As Cypriots say, even 45 years later, July 20, 1974 was the day time stopped for Cyprus; a day of infamy when the course of the nation’s history changed. For Cypriots, the ongoing crime of the Turkish occupation of their beloved country seems as fresh at each anniversary as it was then.
It was a day that no Cypriot and no Greek will indeedever forget. The eerie sound of sirens broke the warm stillness of that July day in both countries, signaling the end of an era. But only Cyprus felt the horror of the invading Turkish troops and the mayhem they unleashed on the unsuspecting people — mostly women, children and the elderly.
It was 5:30 in the morning when the war sirens signified the descent of hell upon the beautiful country of Cyprus. It was only five days after the inexplicable coup d’état of the country by Greece’s dictatorial forces, which only served to give the Turks an excuse to invade and occupy the northern part of the island.
Approximately 40,000 Turkish troops raided the island under the code name “Operation Attila,” — an apt name for the barbaric attack against innocent civilians, which clearly violated the Charter of the United Nations Security Council.
Cyprus’ cerulean summer skies turned black after Turkish warplanes bombarded the area from Kyrenia to Nicosia, killing hundreds of civilians before their ground troops completed the massacre.
The pretext for the Turkish invasion was the protection of Turkish Cypriots, an argument which was as weak then as it is now. The brutal invasion was dubbed by Turkey a “peaceful intervention,” aimed at restoring constitutional order in Cyprus, which had been disturbed by the coup against Makarios just five days earlier, on July 15.
The “Attila” invasion was only the first part of the Cyprus tragedy. On August 14, 1974, the tragedy was compounded by the occupation of the beautiful seaside city of Famagusta and the Karpas Peninsula.

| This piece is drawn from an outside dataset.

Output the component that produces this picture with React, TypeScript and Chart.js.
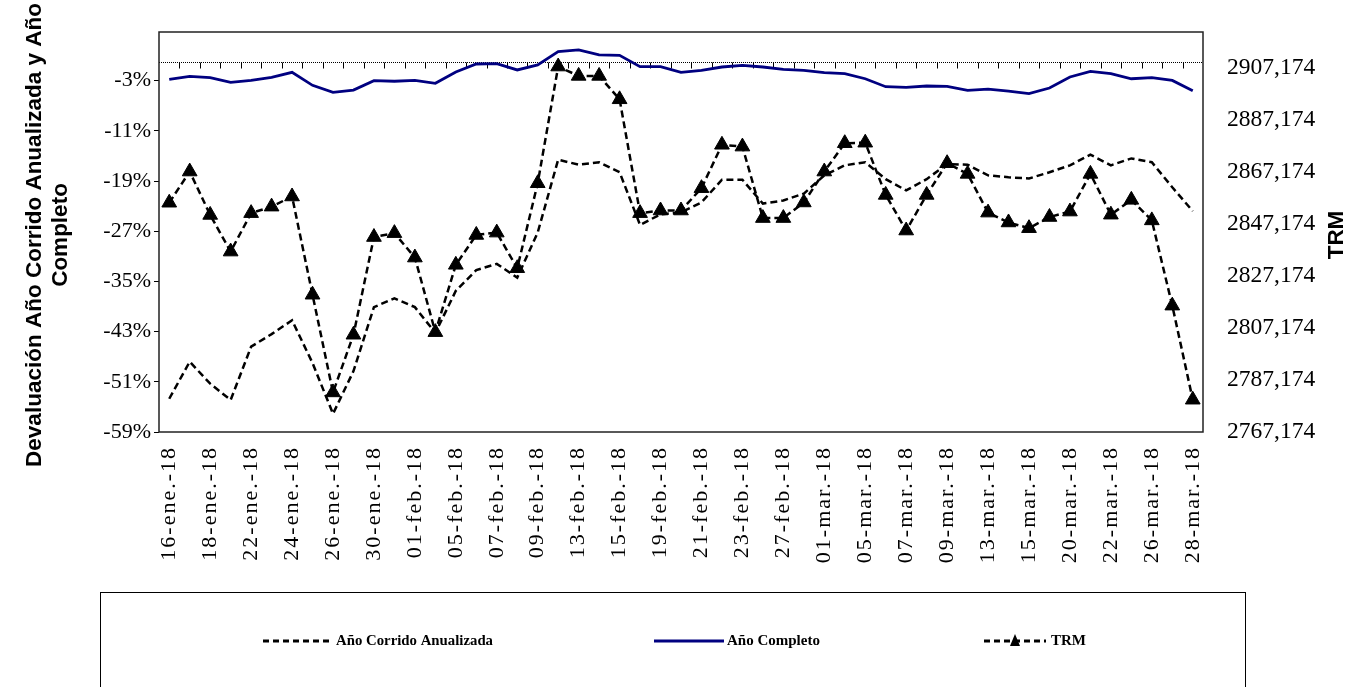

Approximately 4,000 people were killed during the invasion and 1,619 were reported missing. As many as 200,000 Cypriots were forcefully driven away from their homes and became refugees in their own homeland. This sudden disruption of the population created chaos and economic disaster.
The Turkish occupation brought economic collapse to the northern part of Cyprus, with the army taking over one third of the country. The systematic settlement by Turkey of illegal settlers from that nation forced many Cypriots to emigrate to Europe and elsewhere.
The settlers today outnumber the native Turkish Cypriots by a ratio of about two to one. Independent observers have documented this issue for the Parliamentary Assembly of the Council of Europe in 1992 and 2003 respectively.
In violation of international law and UN resolutions, Turkey and the Turkish Cypriot regime continue to systematically eradicate the Greek cultural heritage of the occupied areas of Cyprus.
Cities and villages have been given Turkish names, while archaeological sites, churches and cemeteries have been desecrated, destroyed or transformed for other types of use.
Today, more than 43,000 armed soldiers from Turkey remain in the occupied areas of the island.